Publicado em 1990 pela Companhia das Letras, o interessante estudo de Flora Süssekind, O Brasil não é longe daqui – O narrador, a viagem – esgotado, disponível apenas em sebos –, alia análise histórica a um olhar atento ao lirismo de seu material: por entre charadas, textos de divulgação científica, estampas de plantas e animais, pequenas biografias e casos curiosos, Süssekind trata do narrador de ficção na literatura brasileira, o qual surpreende em pleno movimento, ao longo do processo histórico de sua formação, desde os relatos de viagens – fundamentais para a criação de um imaginário paisagístico do Brasil –, mediados pela figura de um narrador-viajante que, mutante – ora cartógrafo, ora historiador, ora cronista –, daria as cartas na nossa prosa de ficção romântica. A análise de Süssekind primeiro investiga e data “a constituição de um narrador de ficção na prosa brasileira”. Ao mesmo tempo, partindo de “uma questão específica no campo da historiografia literária”, analisa a noção do “começo histórico, da ‘origem’ entendida como processo de emergência e singularização, em meio a escolhas, repetições e diferenciações, figurações e recomposições diversas”. Assim, delimitando a caracterização que tanto constitui, quanto origina o narrador de ficção, a autora acompanha o narrador-viajante desde seu surgimento, nas décadas de 1830 e 1840, na prosa ficcional brasileira.
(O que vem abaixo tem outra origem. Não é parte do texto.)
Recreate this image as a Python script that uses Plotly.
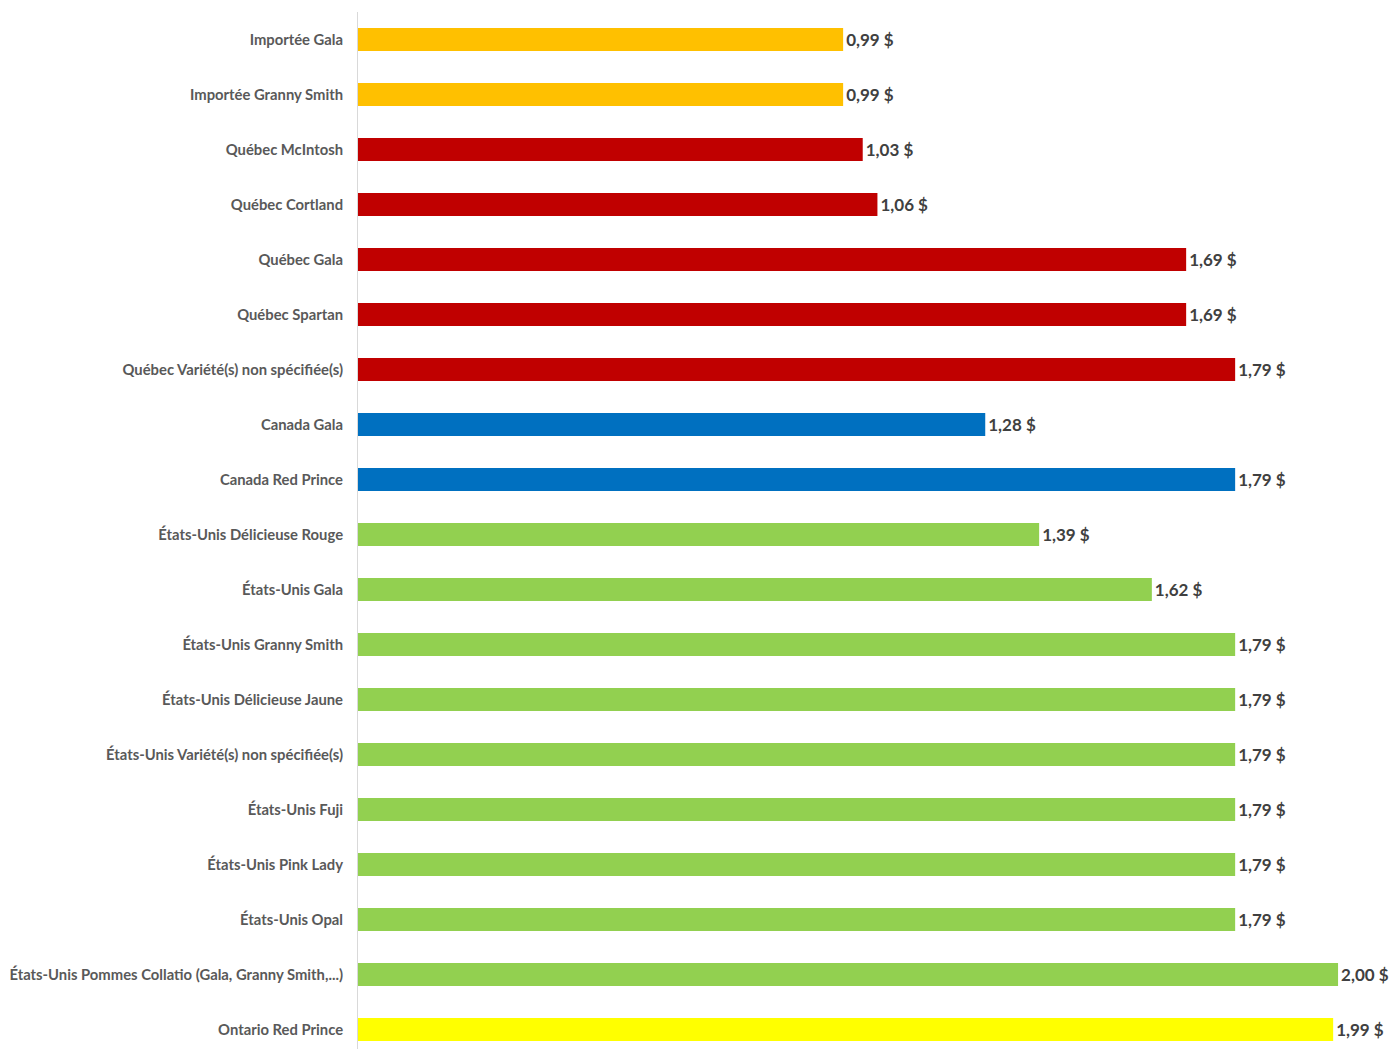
import plotly.graph_objects as go

categories = [
    "Importée Gala", "Importée Granny Smith", "Québec McIntosh", "Québec Cortland",
    "Québec Gala", "Québec Spartan", "Québec Variété(s) non spécifiée(s)",
    "Canada Gala", "Canada Red Prince", "États-Unis Délicieuse Rouge",
    "États-Unis Gala", "États-Unis Granny Smith", "États-Unis Délicieuse Jaune",
    "États-Unis Variété(s) non spécifiée(s)", "États-Unis Fuji", "États-Unis Pink Lady",
    "États-Unis Opal", "États-Unis Pommes Collatio (Gala, Granny Smith,...)",
    "Ontario Red Prince",
]
prices = [0.99, 0.99, 1.03, 1.06, 1.69, 1.69, 1.79, 1.28, 1.79, 1.39,
          1.62, 1.79, 1.79, 1.79, 1.79, 1.79, 1.79, 2.00, 1.99]
origins = ["Importée", "Importée", "Québec", "Québec", "Québec", "Québec", "Québec",
           "Canada", "Canada", "États-Unis", "États-Unis", "États-Unis", "États-Unis",
           "États-Unis", "États-Unis", "États-Unis", "États-Unis", "États-Unis", "Ontario"]
origin_colors = {"Importée": "#FFC000", "Québec": "#C00000", "Canada": "#0070C0",
                 "États-Unis": "#92D050", "Ontario": "#FFFF00"}

labels = [f"{v:.2f}".replace(".", ",") + " $" for v in prices]
colors = [origin_colors[o] for o in origins]

fig = go.Figure(go.Bar(
    x=prices, y=categories, orientation="h",
    marker=dict(color=colors, line=dict(width=0)),
    text=labels, textposition="outside", cliponaxis=False,
    textfont=dict(family="Lato", size=17, color="#404040", weight="bold"),
    width=0.42, hoverinfo="skip",
))

fig.update_layout(
    width=1390, height=1049,
    margin=dict(l=358, r=0, t=12, b=0),
    paper_bgcolor="white", plot_bgcolor="white",
    showlegend=False,
    font=dict(family="Lato"),
)
fig.update_xaxes(range=[0, 2.106], visible=False, showgrid=False, zeroline=False)
fig.update_yaxes(
    type="category", range=[18.355, -0.5],
    showgrid=False, zeroline=False,
    showline=True, linecolor="#D9D9D9", linewidth=1,
    ticks="", ticklabelstandoff=11,
    tickfont=dict(family="Lato", size=14.8, color="#595959", weight="bold"),
)

fig.write_html(
    "out.html",
    config={"displayModeBar": False},
    post_script="document.body.style.margin='0';document.body.style.overflow='hidden';",
)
Ela aponta, por exemplo, que: “Olhos e ouvidos ao léu, é também como observadores da Natureza e dos costumes que se comportam esses viajantes não-cientistas e redigem, sob formas diversas – epístolas, diário, memórias, relatórios – os seus relatos. Observadores bastante diversos, entretanto, dos cientistas-viajantes também em trânsito na época”.